There are central factors to consider while determining the feasibility of solar panel installation on the commercial building. It is essential to conduct an interview in order to determine the suitability. These may include investigating whether the building has a southern face roof, which is suitable for installation. Do the age, pitch and roof have any problem that will affect installation of solar panels, and if the shading can obstruct the solar panels from attracting sunlight. Thereafter, site evaluation is important, as it entails taking measurements of the solar pathfinder readings, taking photographs of the installations and comparing dissimilar utility bills in order to customize design and attain required needs. Then, preparation of the proposal is vital as it presents the power purchase agreement. Acceptance of the proposal leads to ordering the required material and start scheduling the installation process (Solar Energy International, 2007, p. 24).
There are dissimilar barriers in the solar electric installation within the commercial buildings. These include the price competitiveness and utility rate structure. They act as barriers to the deployment of renewable energy technologies. As a result, careful monitoring of the system encourages development of distributed generation. In adequate interconnection standards and lack of rules, affect the installation process by making it almost impossible for the renewable systems to connect to the electricity utility grid. Restrictions in the environmental sector are significant barriers to the installation process. This is because installation of the power energy faces dissimilar hurdles until the permitting officials are sure that the technology lacks negative effects on the environment. Finally, installation of solar energy occurs in remote areas that lack access to ready and cost effective transmissions (Afgan & Carvalho, 2002, p. 200).
Installing solar energy in commercial building should observe the following codes as applied in the facility electrical system designs. Primarily, it should observe the power systems design, which specializes in distributing electrical energy. Consequently, the system should consider proper voltage levels, balance and quality, protection in the short circuit and protecting the device coordination among others. During the installation, it is essential to ensure that it abides by the national electrical code, national electrical safety code and other relevant codes and standards. The electrical documents used in the installation should indicate the electrical legend, utility service, conductor capabilities, load circuit analysis and load computation among others Great Britain, 2010, p. 125). Furthermore, the installation should observe the lighting system design code. This converts electrical energy into light. The design analyzes visual comfort probability, particular purpose lighting, and requirements of local plus state standards, together with building codes. The documents in the lighting system should indicate emergency lighting, exit lighting and circuiting.
The installation process should incorporate communication systems design to analyze human factors, requirements in cabling, installation and backup. Documents for the communication system should indicate the system riser diagram, equipment legend and the backup power sources. The alarm system design plays a significant role in the installation process because it monitors together with alarming fire and emergency conditions within the premise.
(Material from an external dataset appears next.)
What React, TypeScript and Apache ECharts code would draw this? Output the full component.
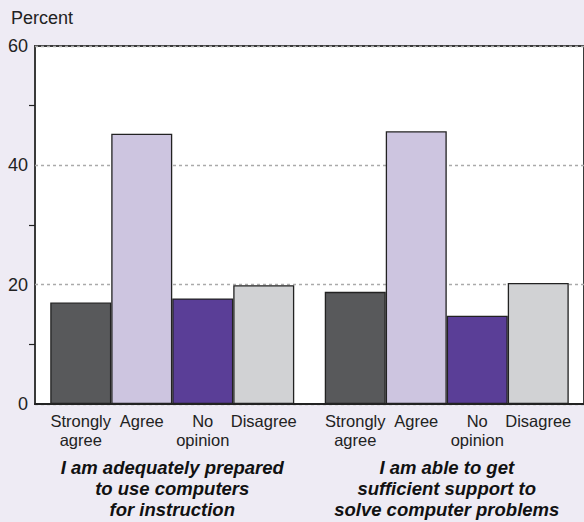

The analysis of the system entails dissimilar items such as structure alarm requirements, alarm and notification supplies. The documents in the system indicate the notification requirements, device type and the system riser diagram. Lighting protection system design is significant as it protects building and structures from damages resulting from lightning and static discharges. The system documents show the legend, testing requirements and the air terminal heights (Great Britain, 2010, p. 125).
Grounding systems design is vital in the process because it establishes electrical potential reference point within the electrical system, and enables proper dissipation of energy in case of problems. The documents in this system highlight the conductor material, bonding and testing requirements. Finally, the instrumentation and control systems design is significant in solar energy installation because it automates the process. The designs analyze items such as reliability, safety and environmental control devices. The system documents focus on describing the functions of control system, specifying control instruments, as well as required conductors and cables (Great Britain, 2010, p. 125).
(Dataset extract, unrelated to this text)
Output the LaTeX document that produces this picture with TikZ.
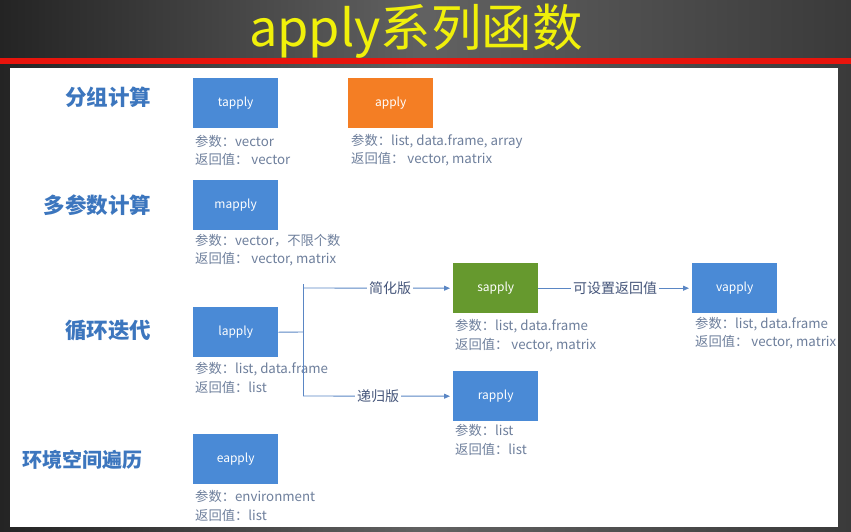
\documentclass[tikz,border=0pt]{standalone}
\usepackage{fontspec}
\setmainfont{Noto Sans CJK SC}
\usetikzlibrary{arrows.meta}
\definecolor{slide}{HTML}{3A3A3A}
\definecolor{slidedark}{HTML}{242424}
\definecolor{titleyellow}{HTML}{F0F00A}
\definecolor{rulered}{HTML}{E8140C}
\definecolor{boxblue}{HTML}{4A8AD6}
\definecolor{boxorange}{HTML}{F47E24}
\definecolor{boxgreen}{HTML}{66992E}
\definecolor{catblue}{HTML}{3C76BE}
\definecolor{notegray}{HTML}{6E7F9C}
\definecolor{linkblue}{HTML}{5A86C4}
\definecolor{linktext}{HTML}{45557A}
\tikzset{
  fnbox/.style={rectangle, fill=boxblue, minimum width=85pt, minimum height=50pt,
    anchor=north west, inner sep=0pt, text=white, font=\fontsize{12}{14}\selectfont},
  category/.style={anchor=east, text=catblue, font=\fontsize{21.5}{25}\selectfont\bfseries},
  note/.style={anchor=west, inner sep=0pt, text=notegray, font=\fontsize{13.3}{15}\selectfont},
  link/.style={draw=linkblue, line width=0.9pt},
  linkarrow/.style={link, -{Triangle[length=6pt,width=5pt]}, shorten >=3pt},
  linklabel/.style={fill=white, inner sep=2pt, text=linktext, font=\fontsize{14}{16}\selectfont}
}
\begin{document}
\begin{tikzpicture}[x=1pt, y=-1pt]
  \useasboundingbox (0,0) rectangle (851,531);
  % slide background and header
  \shade[left color=slidedark, right color=slide, middle color=slide!80!white] (0,0) rectangle (851,531);
  \fill[white] (10,68) rectangle (838,527);
  \node[text=titleyellow, font=\fontsize{50.5}{55}\selectfont] (title) at (416,31) {apply系列函数};
  \fill[rulered] (0,58) rectangle (851,63.5);

  % category labels
  \node[category] (group) at (155,97) {分组计算};
  \node[category] (multi) at (155,205) {多参数计算};
  \node[category] (loop) at (155,331) {循环迭代};
  \node[category, font=\fontsize{20}{24}\selectfont\bfseries] (env) at (146,460) {环境空间遍历};

  % function boxes
  \node[fnbox] (tapply) at (193,78) {tapply};
  \node[fnbox, fill=boxorange] (apply) at (348,78) {apply};
  \node[fnbox] (mapply) at (193,180) {mapply};
  \node[fnbox] (lapply) at (193,307) {lapply};
  \node[fnbox, fill=boxgreen] (sapply) at (453,263) {sapply};
  \node[fnbox] (rapply) at (453,371) {rapply};
  \node[fnbox] (vapply) at (692,263) {vapply};
  \node[fnbox] (eapply) at (193,434) {eapply};

  % argument / return notes
  \node[note] (tapplyArg) at (195,141) {参数：vector};
  \node[note] (tapplyRet) at (195,159) {返回值： vector};
  \node[note] (applyArg) at (351,141) {参数：list, data.frame, array};
  \node[note] (applyRet) at (351,159) {返回值： vector, matrix};
  \node[note] (mapplyArg) at (195,241) {参数：vector，不限个数};
  \node[note] (mapplyRet) at (195,259) {返回值： vector, matrix};
  \node[note] (lapplyArg) at (195,369) {参数：list, data.frame};
  \node[note] (lapplyRet) at (195,387) {返回值：list};
  \node[note] (sapplyArg) at (455,326) {参数：list, data.frame};
  \node[note] (sapplyRet) at (455,345) {返回值： vector, matrix};
  \node[note] (rapplyArg) at (455,430) {参数：list};
  \node[note] (rapplyRet) at (455,449) {返回值：list};
  \node[note] (vapplyArg) at (695,324) {参数：list, data.frame};
  \node[note] (vapplyRet) at (695,342) {返回值： vector, matrix};
  \node[note] (eapplyArg) at (195,496) {参数：environment};
  \node[note] (eapplyRet) at (195,515) {返回值：list};

  % connectors out of lapply
  \coordinate (fork) at (303,332);
  \coordinate (forkTop) at (303,284);
  \coordinate (forkUp) at (303,288);
  \coordinate (forkLow) at (303,396);
  \draw[link] (lapply.east) -- (fork);
  \draw[link] (forkTop) -- (forkLow);
  \draw[linkarrow] (forkUp) -- node[linklabel, pos=0.58] (simplified) {简化版} (sapply.west);
  \draw[linkarrow] (forkLow) -- node[linklabel, pos=0.5] (recursive) {递归版} (rapply.west);
  \draw[linkarrow] (sapply.east) -- node[linklabel, pos=0.5] (typed) {可设置返回值} (vapply.west);
\end{tikzpicture}
\end{document}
Did the installation adhere to the distribution code?
The solar energy installation project adhered to the distribution code. This is because the code regulates different activities entailed in the installation process in order to encourage safe, efficient and reliable electricity supply. The code advocates for interested party to identify potential stakeholders and this installation adhered to that requirement. The installation process observed the distribution code by meeting the legal requirements of the local code, which included incorporating stakeholders in decision-making processes. It also obeyed the environmental regulations by ensuring that it analyzes the possible environmental effects that might result from the installation. This is because the distribution code states that activities involved in the supply of electricity should not affect the environment in any negative way. Finally, implementing solar energy installation occurred after engaging stakeholders, approving the project, deciding on the size of energy and considering necessary requirements (Stauffer, 2008, p. 14).
Conclusion
Commercial buildings are responsible for over 45% of global carbon dioxide emissions. Given such large contributions, it is imperative for them to consider using renewable energy sources in order to reduce energy consumptions and the involved emissions. People should also keep in mind that conserving and rehabilitating commercial buildings to operate efficiently and cleanly can reduce energy use, lower emissions and energy costs. Installing renewable energy is indispensible in the current economy. This is because the technology encourages economic benefits due to its low utility bills. Notably, renewable energy benefits the environment by reducing carbon footprint, increasing public relation, and the competitive advantage.
Bibliography
Afgan, N., & Carvalho, M. D. G. (2002). New and renewable technologies for sustainable development. Boston, Kluwer Academic Publishers.
Great Britain. (2010). Low carbon technologies in a green economy: fourth report of session 2009-10. Vol. 2, Oral and written evidence. London, Stationery Office.
Solar Energy International. (2007). Photovoltaics: design and installation manual : renewable energy education for a sustainable future. Gabriola Island, BC, New Society Publishers.
Stauffer, H. B. (2008). Engineer’s guide to the National electrical code. Sudbury, Mass, Jones and Bartlett Publishers.